Athos is the leader of the group known as The Three Musketeers from Alexandre Dumas Pere's 1844 novel Le Trois Mousquetaires/The Three Musketeers.
Like his fellow Musketeers Porthos and Aramis, Athos makes a dueling opponent with the young D'Artagnan (when the Gascon accidentally bumps into his wounded shoulder), but eventually becomes his friend. Athos had a past as a nobleman known by the title of Comte de le Fere. However, his past turned tragic when he learned the woman he loved and married was a criminal branded with the fluer-de-lis. The betrayal broke the Comte into forsaking his past life and nobility. Now a cynical realist fond of drinking, Athos is nevertheless loyal to his Musketeer comrades, especially D'Artagnan whom he loves like a son.
Unlike Porthos and Aramis, Athos is given a major role in many of the film adaptations, with his association with his former wife- now Milady de Winter- a major dramatic plot point carried over from the novel.
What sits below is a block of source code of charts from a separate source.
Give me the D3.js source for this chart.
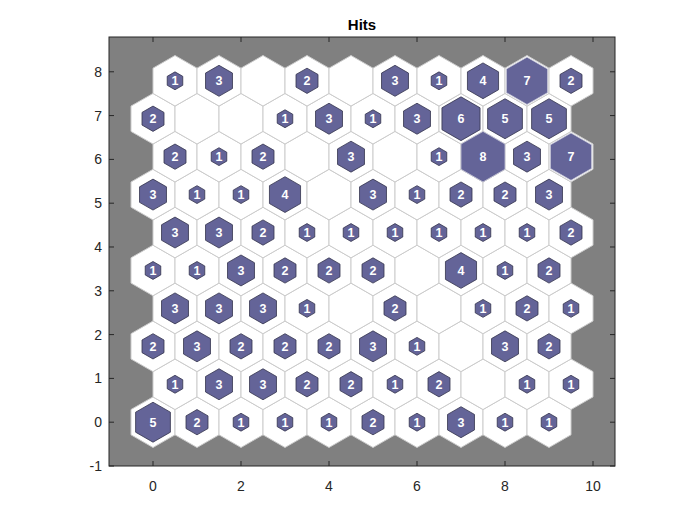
<!DOCTYPE html>
<html><head><meta charset="utf-8">
<script src="https://cdn.jsdelivr.net/npm/d3@7"></script>
<style>body{margin:0;background:#fff;} svg{display:block;}</style>
</head><body>
<script>
// Hits per neuron, rows from bottom (row 0) to top (row 9), 10 columns each
const row0 = [5,2,1,1,1,2,1,3,1,1];
const row1 = [1,3,3,2,2,1,2,0,1,1];
const row2 = [2,3,2,2,2,3,1,0,3,2];
const row3 = [3,3,3,1,0,2,0,1,2,1];
const row4 = [1,1,3,2,2,2,0,4,1,2];
const row5 = [3,3,2,1,1,1,1,1,1,2];
const row6 = [3,1,1,4,0,3,1,2,2,3];
const row7 = [2,1,2,0,3,0,1,8,3,7];
const row8 = [2,0,0,1,3,1,3,6,5,5];
const row9 = [1,3,0,2,0,3,1,4,7,2];
const hitRows = [row0,row1,row2,row3,row4,row5,row6,row7,row8,row9];
const xTicks = [0,2,4,6,8,10];
const yTicks = [-1,0,1,2,3,4,5,6,7,8];
const title = "Hits";

const W = 700, H = 525;
const m = {left:109, right:615, top:37, bottom:466};
const svg = d3.select("body").append("svg").attr("width",W).attr("height",H);

const rowH = Math.sqrt(3)/2;
const neurons = [];
hitRows.forEach((r,i)=>r.forEach((h,j)=>neurons.push({x:j+(i%2)*0.5, y:i*rowH, h})));
const maxH = d3.max(neurons,d=>d.h);

const x = d3.scaleLinear().domain([-1,10.5]).range([m.left,m.right]);
const y = d3.scaleLinear().domain([-1,9*rowH+1]).range([m.bottom,m.top]);
const ux = x(1)-x(0), uy = y(0)-y(1);

svg.append("rect").attr("x",m.left).attr("y",m.top).attr("width",m.right-m.left).attr("height",m.bottom-m.top)
  .attr("fill","#808080");

function hexPath(cx,cy,w){
  const a = w/Math.sqrt(3), b = w/(2*Math.sqrt(3)), c = w/2;
  const pts = [[0,a],[c,b],[c,-b],[0,-a],[-c,-b],[-c,b]];
  return "M"+pts.map(p=>[x(cx+p[0]),y(cy+p[1])].join(",")).join("L")+"Z";
}

const g = svg.append("g");
g.selectAll("path.cell").data(neurons).join("path").attr("class","cell")
  .attr("d",d=>hexPath(d.x,d.y,1)).attr("fill","#ffffff").attr("stroke","#cccccc").attr("stroke-width",1);
g.selectAll("path.hit").data(neurons.filter(d=>d.h>0)).join("path").attr("class","hit")
  .attr("d",d=>hexPath(d.x,d.y,Math.sqrt(d.h/maxH)))
  .attr("fill","#646498").attr("stroke",d=>d.h>=7?"#c8c8d8":"#33334d").attr("stroke-width",0.8);
g.selectAll("text.hit").data(neurons.filter(d=>d.h>0)).join("text").attr("class","hit")
  .attr("x",d=>x(d.x)).attr("y",d=>y(d.y)+4.5).attr("text-anchor","middle")
  .attr("font-family","Liberation Sans, Arial, sans-serif").attr("font-weight","bold").attr("font-size",12.5)
  .attr("fill","#ffffff").text(d=>d.h);

// frame
svg.append("rect").attr("x",m.left).attr("y",m.top).attr("width",m.right-m.left).attr("height",m.bottom-m.top)
  .attr("fill","none").attr("stroke","#262626").attr("stroke-width",1);

const tl = 5;
const ax = svg.append("g").attr("stroke","#262626").attr("stroke-width",1);
xTicks.forEach(t=>{
  ax.append("line").attr("x1",x(t)).attr("x2",x(t)).attr("y1",m.bottom).attr("y2",m.bottom-tl);
  ax.append("line").attr("x1",x(t)).attr("x2",x(t)).attr("y1",m.top).attr("y2",m.top+tl);
});
yTicks.forEach(t=>{
  ax.append("line").attr("x1",m.left).attr("x2",m.left+tl).attr("y1",y(t)).attr("y2",y(t));
  ax.append("line").attr("x1",m.right).attr("x2",m.right-tl).attr("y1",y(t)).attr("y2",y(t));
});
const font = "Liberation Sans, Arial, sans-serif";
svg.selectAll("text.xt").data(xTicks).join("text").attr("class","xt")
  .attr("x",d=>x(d)).attr("y",m.bottom+25).attr("text-anchor","middle")
  .attr("font-family",font).attr("font-size",14).attr("fill","#262626").text(d=>d);
svg.selectAll("text.yt").data(yTicks).join("text").attr("class","yt")
  .attr("x",m.left-7).attr("y",d=>y(d)+5).attr("text-anchor","end")
  .attr("font-family",font).attr("font-size",14).attr("fill","#262626").text(d=>d);
svg.append("text").attr("x",(m.left+m.right)/2).attr("y",30).attr("text-anchor","middle")
  .attr("font-family",font).attr("font-weight","bold").attr("font-size",15).attr("fill","#000").text(title);
</script>
</body></html>
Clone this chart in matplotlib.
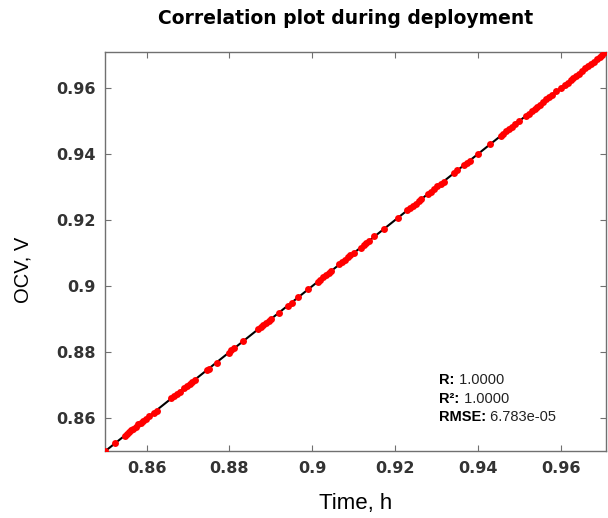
import matplotlib
matplotlib.use('Agg')
import matplotlib.pyplot as plt

time_h = [0.8500, 0.8523, 0.8547, 0.8552, 0.8558, 0.8563, 0.8568, 0.8574, 0.8580, 0.8586,
          0.8592, 0.8598, 0.8605, 0.8617, 0.8624, 0.8660, 0.8666, 0.8673, 0.8680, 0.8690,
          0.8697, 0.8704, 0.8710, 0.8716, 0.8745, 0.8750, 0.8769, 0.8798, 0.8805, 0.8812,
          0.8834, 0.8870, 0.8876, 0.8882, 0.8889, 0.8895, 0.8900, 0.8920, 0.8942, 0.8950,
          0.8966, 0.8990, 0.9014, 0.9020, 0.9027, 0.9033, 0.9040, 0.9046, 0.9065, 0.9072,
          0.9080, 0.9087, 0.9092, 0.9100, 0.9118, 0.9124, 0.9131, 0.9137, 0.9150, 0.9174,
          0.9207, 0.9230, 0.9237, 0.9244, 0.9251, 0.9257, 0.9263, 0.9280, 0.9287, 0.9294,
          0.9301, 0.9310, 0.9318, 0.9342, 0.9350, 0.9366, 0.9373, 0.9380, 0.9400, 0.9430,
          0.9455, 0.9462, 0.9469, 0.9476, 0.9483, 0.9490, 0.9500, 0.9516, 0.9523, 0.9530,
          0.9537, 0.9544, 0.9551, 0.9558, 0.9565, 0.9572, 0.9580, 0.9590, 0.9600, 0.9610,
          0.9617, 0.9624, 0.9631, 0.9638, 0.9645, 0.9652, 0.9659, 0.9666, 0.9673, 0.9680,
          0.9687, 0.9694, 0.9701, 0.9708, 0.9713]
ocv_v = [0.8500, 0.8524, 0.8546, 0.8552, 0.8559, 0.8563, 0.8567, 0.8574, 0.8581, 0.8586,
         0.8591, 0.8598, 0.8606, 0.8617, 0.8623, 0.8660, 0.8667, 0.8673, 0.8679, 0.8690,
         0.8698, 0.8704, 0.8709, 0.8716, 0.8746, 0.8750, 0.8768, 0.8798, 0.8806, 0.8812,
         0.8833, 0.8870, 0.8877, 0.8882, 0.8888, 0.8895, 0.8901, 0.8920, 0.8941, 0.8950,
         0.8967, 0.8990, 0.9013, 0.9020, 0.9028, 0.9033, 0.9039, 0.9046, 0.9066, 0.9072,
         0.9079, 0.9087, 0.9093, 0.9100, 0.9117, 0.9124, 0.9132, 0.9137, 0.9151, 0.9174,
         0.9206, 0.9230, 0.9238, 0.9244, 0.9250, 0.9257, 0.9264, 0.9280, 0.9286, 0.9294,
         0.9302, 0.9310, 0.9317, 0.9342, 0.9351, 0.9366, 0.9372, 0.9380, 0.9401, 0.9430,
         0.9454, 0.9462, 0.9470, 0.9476, 0.9482, 0.9490, 0.9501, 0.9516, 0.9522, 0.9530,
         0.9538, 0.9544, 0.9550, 0.9558, 0.9566, 0.9572, 0.9579, 0.9590, 0.9601, 0.9610,
         0.9616, 0.9624, 0.9632, 0.9638, 0.9644, 0.9652, 0.9660, 0.9666, 0.9672, 0.9680,
         0.9688, 0.9694, 0.9700, 0.9708, 0.9713]
fit_line = [0.85, 0.9713]
ticks = [0.86, 0.88, 0.9, 0.92, 0.94, 0.96]
tick_labels = ['0.86', '0.88', '0.9', '0.92', '0.94', '0.96']
stats_names = ['R:', 'R\u00b2:', 'RMSE:']
stats_values = ['1.0000', '1.0000', '6.783e-05']

fig = plt.figure(figsize=(6.08, 5.18), dpi=100)
ax = fig.add_axes([0.173, 0.129, 0.824, 0.771])

ax.plot(time_h, ocv_v, 'o', color='red', markersize=5, markeredgewidth=0, zorder=3)
ax.plot(fit_line, fit_line, '-', color='black', linewidth=1.5, zorder=2)

ax.set_xlim(0.85, 0.971)
ax.set_ylim(0.85, 0.971)
ax.set_xticks(ticks)
ax.set_yticks(ticks)
ax.set_xticklabels(tick_labels, fontsize=11.5, fontweight='bold', color='#333333', family='DejaVu Sans')
ax.set_yticklabels(tick_labels, fontsize=11.5, fontweight='bold', color='#333333', family='DejaVu Sans')
ax.tick_params(direction='in', length=4, width=0.8, color='#707070',
               top=True, right=True, pad=7)
for sp in ax.spines.values():
    sp.set_color('#707070')
    sp.set_linewidth(1.0)

ax.set_xlabel('Time, h', fontsize=16, family='Liberation Sans', labelpad=12)
ax.set_ylabel('OCV, V', fontsize=14.5, family='Liberation Sans', labelpad=13)
ax.yaxis.set_label_coords(-0.145, 0.454)
ax.set_title('Correlation plot during deployment', fontsize=13.5, fontweight='bold',
             family='DejaVu Sans', pad=20, x=0.479)

ypos = [0.178, 0.130, 0.085]
for name, val, yy in zip(stats_names, stats_values, ypos):
    t = ax.text(0.667, yy, name, transform=ax.transAxes, fontsize=10.5,
                fontweight='bold', family='Liberation Sans', va='center')
    ax.annotate(' ' + val, xy=(1, 0.5), xycoords=t, va='center', fontsize=10.5,
                family='Liberation Sans', color='#222222')

fig.savefig('out.png', dpi=100)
However, like Porthos and Aramis, he is given a small role in many film adaptations of The Man in the Iron Mask.
The 1921 United Artists/Douglas Fairbanks version and its sequel The Iron Mask omit Athos' past and relationship with Milady.
The 1935 RKO Radio Pictures version has Athos with a Hungarian accent. Unlike the depressed character of the novel, this Athos has a rather friendly and cuddly personality. His only dramatic nature concerns his former wife Milady de Winter, who was branded for murdering his brother. He is reunited with Milady when the woman stops at a tavern with a captive D'Artagnan. He captures her and reveals her history to D'Artagnan. Reaching his ancestral home, Athos is unable to keep Milady from making a suicidal jump into the river.
The 1939 20th Century-Fox/Ritz Brothers version has Athos, Porthos, and Aramis quickly defeated and impersonated by the Three Lackeys.
The 1948 MGM version gives major focus to his relationship with Milady, whom he refers here as Charlotte. His backstory with her is altered in that her branding occurs after their marriage (by his consent). Athos' association with Milady is ambiguous: Seeing her as an evil woman, Athos can't help but still love her. When they meet again after many years, Athos feels the urge to kiss her (she responds by trying to stab him). When it is learned that Constance has been made jailer to Milady in England, Athos fears his former wife's machinations and follows D'Artagnan to England to rescue her. They are too late as Charlotte has murdered Constance. Consoling his grief-stricken friend, Athos convinces D'Artagnan to have revenge. They pinpoint the murderess' whereabouts to a chateau in Lille- her old home with Athos. They capture the woman and bring the Executioner of Lille to exact final justice. Charlotte begs mercy, but Athos cannot dare to forgive her evil self. He kisses her again, giving Charlotte strength to go to her fate.
The 1974 Richard Lester version, The Three Musketeers (The Queen's Diamonds) and THE FOUR MUSKETEERS (THE REVENGE OF MILADY)- gives Athos a more brutal nature in his fights. His drinking is also given a source of humor. These traits are continued in the 1989 sequel The Return of the Musketeers.
The 1993 Disney version gives a different interpretation to Athos' relationship with Milady, here called Sabine. A happily married couple, Athos learns Sabine bears the fluer-de-lis brand on her shoulder- a mark for execution. He betrays her to the authorities. Believing her to be dead, Athos is surprised to cross paths with his former wife, now a minion of Cardinal Richelieu. He and the Musketeers capture her and learn that her brother-in-law Count de Winter wishes to condemn her for the death of his brother- her latest husband. Visiting her jail cell, Athos tries to gain from Sabine information about the Cardinal's plans but fails. The next morning the Musketeers, D'Artagnan, and Count de Winter witness Sabine's execution by beheading. At the last minute, Athos saves Sabine from the Executioner's sword, begging her forgiveness for betraying their love. Moved by this, Sabine tells everyone all she knows about the Cardinal's plans and commits suicide by jumping off a cliff.
The 1998 version of The Man of the Iron Mask has Athos opposing his former friend D'Artagnan. The latter is loyal to the corrupt King Louis XIV, who had Athos' adopted son Raoul assigned to a violent battle area to be killed so the King can have his fiancee. Athos joins Porthos and Aramis in helping Louis' secret twin brother Philippe replace the King for the good of France.